The other is how you got your system in a situation where OpenSSL::Cipher::CipherError triggered. I’ve created another issue to follow up on an idea on how we could prevent that: https://gitlab.com/gitlab-org/gitlab/-/issues/262040

@arhi did you see any error on the logs regarding those two? We’ve seen during the hashed storage attempt on gitlab.com a few cases where the repositories had wrong permissions and because of that the migration scripts couldn’t move them from one folder to another.

the migration (in my case) failed with cipher error, some others had it fail with some other error, the failed migration is a big fail that should never happen… to be honest, “automated migration without explicit question to migrate is a huge fail!!!”… just like gitlab-ci will not update if it cannot make a backup I’d prevent it from doing anything if gitlab:doctor:secrets fails too. Also, “auto migration” … hm … just like you do not continue upgrade when you don’t make backup you can prevent update if there is still old style storage and request manual upgrade to hashed … now doc. states hashed will be mandatory in 14.0 so no need to migrate in 13.x why do you force it anyhow?! … in any case migration of storage system is not something I expect in the upgrade procedure :frowning: … it’s something I’ll do manually, first I’ll backup the %$#^#^+ out of the system, test if the backup is good by restoring it to a stage system, only then I’ll try to migrate the storage … doing it like this … well not the first gray hair I got nor the last but I could really skipped this stress :smiley: :smiley: :smiley:

now how this cipher error happened - no idea, we copied etc and restored backup and everything worked ok for few updates… no way to turn back time to see what got messed up so dunno what info I can add about it

nope, no errors, the migrate script was finishing without reporting any errors anywhere but the repos were not being migrated (file permissions were ok I checked that before I decided to delete .wiki to see what will happen) … I’m not a ruby person so I don’t know how this all works, I tried to find out what migration actually does but could not find the script where it is done, but it looked to me that when the crypto thing was solved the migration script returned the repo files from the hashed to the old but did not move the .wiki files for some reason so in the @hashed structure the wiki data was left alone and in the old style repo was stored but there was a .wiki “excess” in the old style … this .wiki then prevented migration of the repo so when I deleted the .wiki the repo was migrated and the old wiki data that was there from the first migration try was now joined with the repo … should be possible to track this trough the script but … I don’t do ruby

I understand your frustration, and I’m sorry this caused issues for you. Let me explain the decisions we made and why:

In 13.0 release post we warned that legacy storage was discouraged from that point ahead, and that we would automatically migrate them two releases ahead: GitLab 13.0 released with Gitaly Clusters, Epic Hierarchy on Roadmaps, and Auto Deploy to ECS | GitLab (we actually allowed 2 extra releases to be sure).

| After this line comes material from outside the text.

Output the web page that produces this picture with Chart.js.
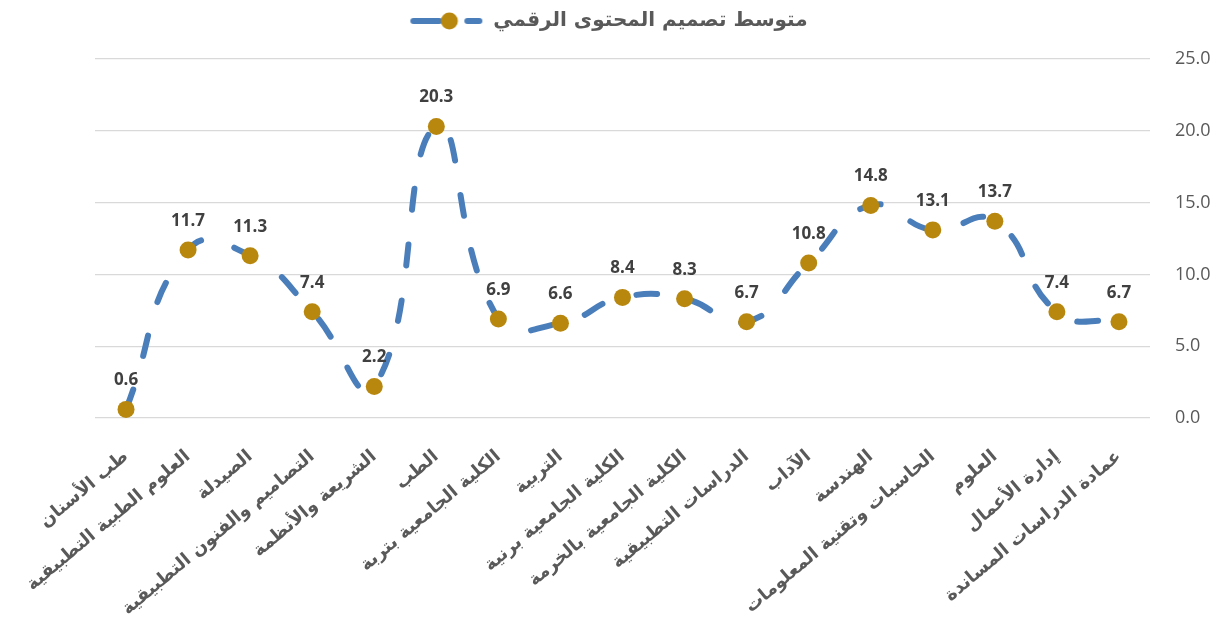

From 13.0 ahead, gitlab-rake gitlab:check would tell you you have an issue that needs to be fixed.

The rationale for the auto migration being triggered 4 releases after the first warning was that everyone should have migrated already or at least attempted and reported any exception we didn’t covered so we could fix them.

The automatic migration was intended to get everyone who either missed or that had any unmigrated repository left to hashed storage. So in a sense this was a mandatory one. (please understand that this whole migration involved a ton of work as we had to change and fix things that goes back to probably the very first versions). Having Hashed Storage allow us to fix other problems that may occur when running GitLab at scale.

for your curiosity this is what the migration does (after the multiple hops to schedule them at scale):

and related code in:

don’t get me wrong, I was soooooo pissed you cannot imagine, happened in the worse possible moment etc etc … but I do know I’m getting a mega turbo uber giga best system out there for free and I do appreciate that big time… and I do appreciate all the work you guy’s are putting in and working for a big open source project myself I had my share of angry customers and crazy decisions :smiley: … so don’t get me wrong I still think you guy’s are the best

1 Like

what I’d do (not important any more but just for the sake of argument)

  • change that it’s not deprecated in 13 and removed in 14 but removed in 13.4 so ppl know they must migrate
  • change the upgrade to 13.4 so that it checks if there is unmigrated data and fail to upgrade if there is requiring user migrate manually before upgrading to 13.4

I’m pretty sure that would prevent a whole bunch of issues and gray hairs :smiley:

gitlab-rake gitlab:check

is this something that’s run during the upgrade, I did not notice that. In any way IMHO this is something I should be seeing on /admin page right under the “update asap” warning :smiley:

thanks I’ll take a look, reading rb is not a problem when I know where to look, the structure is still bit strange to me :slight_smile:

keep up the good work :slight_smile: and thanks again

@bjelline can you provide any additional information, logs or any other error you can find and paste in: https://gitlab.com/gitlab-org/gitlab/-/issues/259605#note_423733035 ?

We still need to have you in hashed storage, so we need to figure out why you ended up in this half-migrated state.

Just checking in here. Has anyone found a workaround for the 2:NoMethodError: undefined method 'relative_path' variant of this error while we wait for an official fix?

Hi,
I tried the “sudo gitlab-rake gitlab:storage:rollback_to_legacy” and I do not get the repositories back from @hashed. I get the following message “Enqueuing rollback of 4 projects in batches of 200. Done!” . Yet I do not see any repositories in the legacy storage. I still see them in @hashed folder.

We still have the same case without a solution over here: Error on Gitlab CE version 13.6 No repository - #2 by vhristev

Nothing worked for me:

  • Clear cache
  • Migrate legacy storage to hashes
  • Clear registration tokens.

Still cannot see repos in UI but the data is on the server.